A leading property tax challenge attorney is calling Nassau’s tax impact notices “deceptive” and “highly inaccurate” as the county acknowledges it is redoing 20,000 recently mailed assessment disclosure notices because of undefined “errors.”
Attorney Fred Perry, who represents hundreds of homeowners who challenge their assessments each year, plans to post on his website that the county’s new reassessment has overvalued 33 percent of Nassau’s 386,000 single-family homes when compared with recent sales prices.
He also said the county is using seven-year-old data that “grossly inflate” the tax impact of the reassessment as a way to scare homeowners into accepting a proposed five-year phase-in of the new values.

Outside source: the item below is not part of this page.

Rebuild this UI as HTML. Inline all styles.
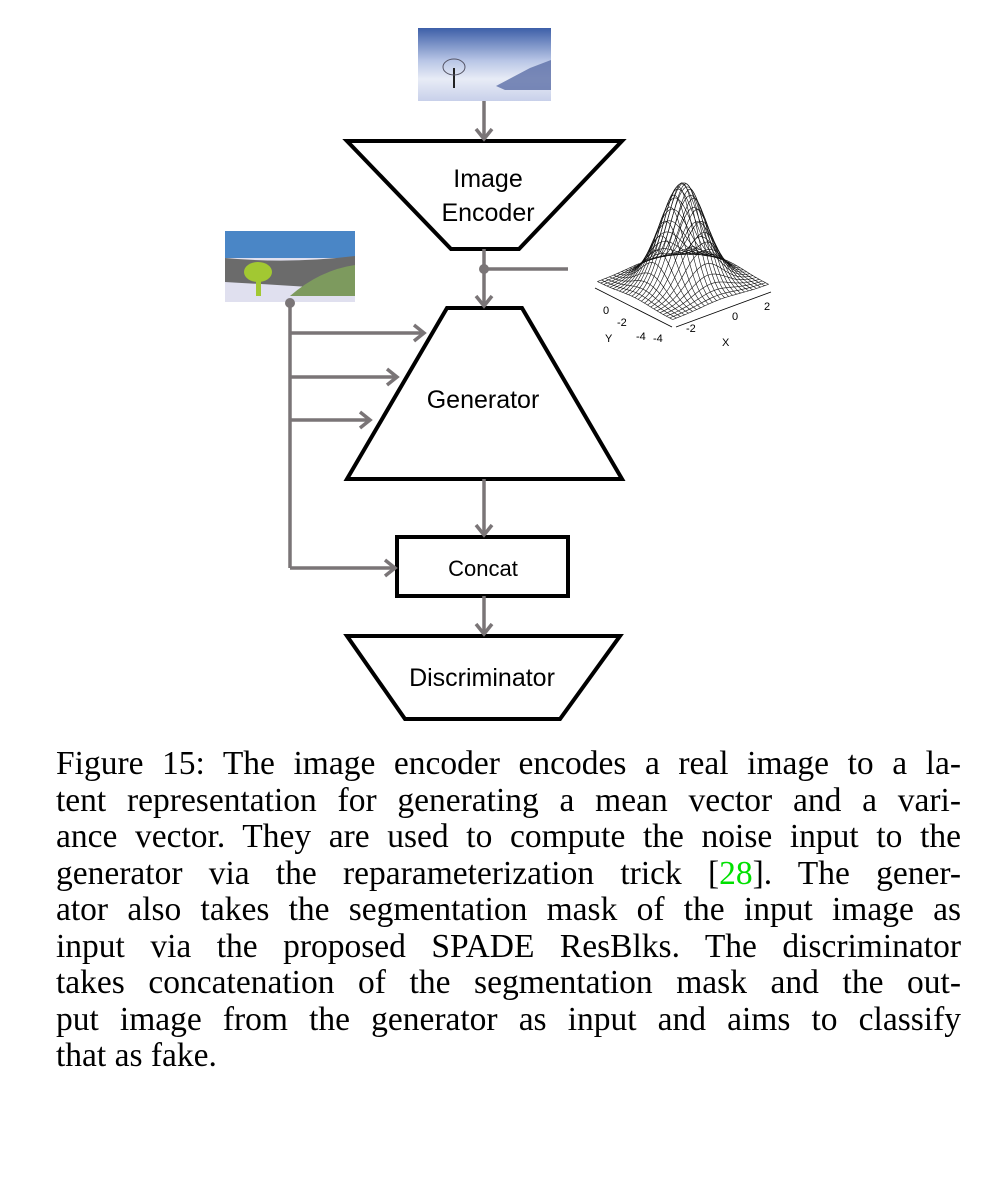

“Excessive phase-in programs render the reassessment meaningless, limits successful worthy tax protests, can easily confuse homeowners and encourage disruptive lawsuits alleging discrimination,” Perry wrote in a statement he intends to post on his website.
“We don’t understand Mr. Perry’s calculations,” responded Michael Martino, spokesman for County Executive Laura Curran. “The county executive unfroze the tax roll and did the first reassessment in almost eight years. She didn’t break the assessment system, but she’s going to fix it.”
Martino also acknowledged, when questioned by Newsday, that 20,000 new assessment disclosure notices had been sent out because of “clerical errors” in the original notices. He said the errors had no effect on the tax impact notices, which estimate how the assessment changes would affect each property owner's tax bills.
The tax impact notices were posted on the county website last week and are also supposed to be mailed to each property owner by Dec. 1.
Martino declined to give specifics about the errors.
Perry said he has been flooded with calls from Nassau homeowners angry and upset after receiving notice of their new values resulting from the reassessment. The new values are to be included in the tentative assessment roll issued Jan. 1.
Perry said he had done a random sampling of recent sales prices and found 33 percent of all Nassau homes are “appreciably overvalued.”
Perry also said that the county calculated the estimated tax impact by using the same .25 percent level of assessment — the fraction of market value used to calculate assessments — that was in effect in 2011, when former County Executive Edward Mangano froze assessment increases while approving thousands of reductions.
But Perry said the county since then had agreed with tax attorneys to use a lower assessment ratio each year when considering tax challenges. Because the county’s impact notice estimated taxes from the 2017-18 tax year, it should have used a .16 percent ratio, he said. Using the seven-year-old ratio “grossly inflates reassessment value increases,” he said.
Exaggerating the tax impact helps the county sell its phase-in proposal, Perry said.
Sean Acosta, who runs another successful tax challenge firm, said Monday that the county has yet to provide him with the data he needs to draw good conclusions. But he believes the phase-in could delay tax relief to minority communities that have been undervalued.
Legis. Richard Nicolello (R-New Hyde Park), presiding officer of the county legislature, said Perry’s statement “is confirming what we have been learning anecdotally about these homes being overassessed. The comment I get most often is, ‘If I could sell my home at that price, I would sell it right now.’ ”
“This points out the whole process is in a shambles, a mess,” Nicolello said.
Minority Leader Kevan Abrahams (D-Freeport) declined to comment.